Le débat actuel entre les spécialistes eux-mêmes montre déjà les graves problèmes de gouvernance des algorithmes qui traitent d’énormes quantités de données. De même, les technologies de manipulation du patrimoine génétique et des fonctions cérébrales posent de sérieuses interrogations éthiques. En tout cas, la tentative d’expliquer le tout de la pensée, de la sensibilité et du psychisme humain sur la base de la somme fonctionnelle de ses parties physiques et organiques ne rend pas compte de l’émergence des phénomènes de l’expérience et de la conscience. Le phénomène humain excède le résultat de l’assemblage calculable de chacun de ses éléments. Même dans ce domaine, l’axiome selon lequel le tout est supérieur aux parties (cf. exhort. ap. Evangelii gaudium, 234-237) prend une nouvelle profondeur et une signification nouvelle.
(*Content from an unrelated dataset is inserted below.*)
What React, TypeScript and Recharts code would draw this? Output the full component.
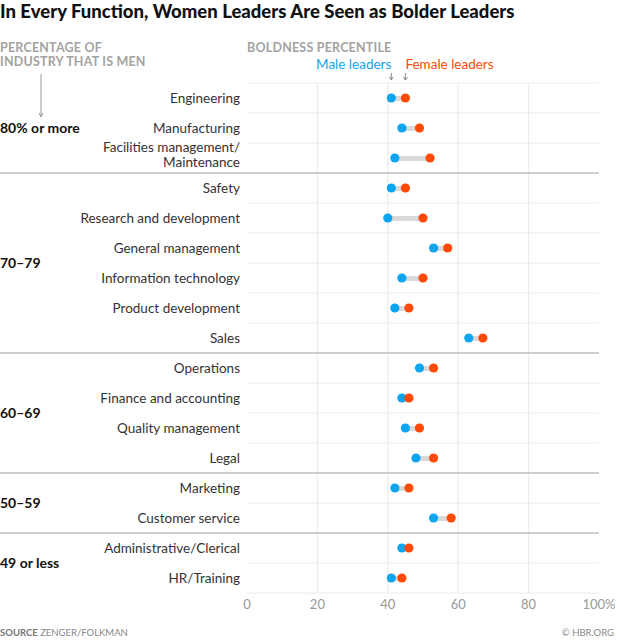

C’est précisément sur cette ligne de la complexité de la synergie entre psyché et technè, d’autre part, que ce que nous apprenons sur l’activité cérébrale fournit de nouveaux indices sur la manière de comprendre la conscience (de soi et du monde) et le corps humain lui-même : il n’est pas possible d’ignorer l’imbrication de multiples relations si l’on veut une compréhension plus profonde de la dimension humaine intégrale.
Certes, nous ne pouvons pas tirer de déductions métaphysiques des données des sciences empiriques. Mais nous pouvons en tirer des indications qui instruisent la réflexion anthropologique, même en théologie, comme cela a d’ailleurs toujours été le cas dans son histoire. En effet, il serait tout à fait contraire à notre tradition la plus authentique de se fixer sur un appareil conceptuel anachronique, incapable d’interagir adéquatement avec les transformations des concepts de nature et d’artifice, de conditionnement et de liberté, de moyens et de fins, induites par la nouvelle culture de l’agir, propre à l’ère technologique. Nous sommes appelés à nous situer sur la voie tracée par le Concile Vatican II, qui sollicite le renouvellement des disciplines théologiques et une réflexion critique sur le rapport entre foi chrétienne et agir moral (Cf. Optatam totius, 16).
Notre engagement – aussi intellectuel et spécialisé – sera un point d’honneur de notre participation à l’alliance éthique en faveur de la vie humaine. Dans un contexte où les dispositifs technologiques de plus en plus sophistiqués impliquent directement les qualités humaines du corps et du psychisme, il devient maintenant urgent de partager ce projet avec tous les hommes et toutes les femmes engagés dans la recherche scientifique et dans le travail du soin. Certes, la tâche est ardue, étant donné le rythme rapide de l’innovation. L’exemple des maîtres de l’intelligence croyante, qui sont entrés avec sagesse et audace dans les processus de leur contemporanéité, en vue d’une compréhension du patrimoine de la foi à la hauteur d’une raison digne de l’homme, doit nous encourager et nous soutenir.
Je vous souhaite de poursuivre vos études et vos recherches, pour que l’œuvre de promotion et de défense de la vie soit toujours plus efficace et féconde. Que la Vierge Marie vous assiste et que ma bénédiction vous accompagne. Et s’il vous plaît, n’oubliez pas de prier pour moi. Merci.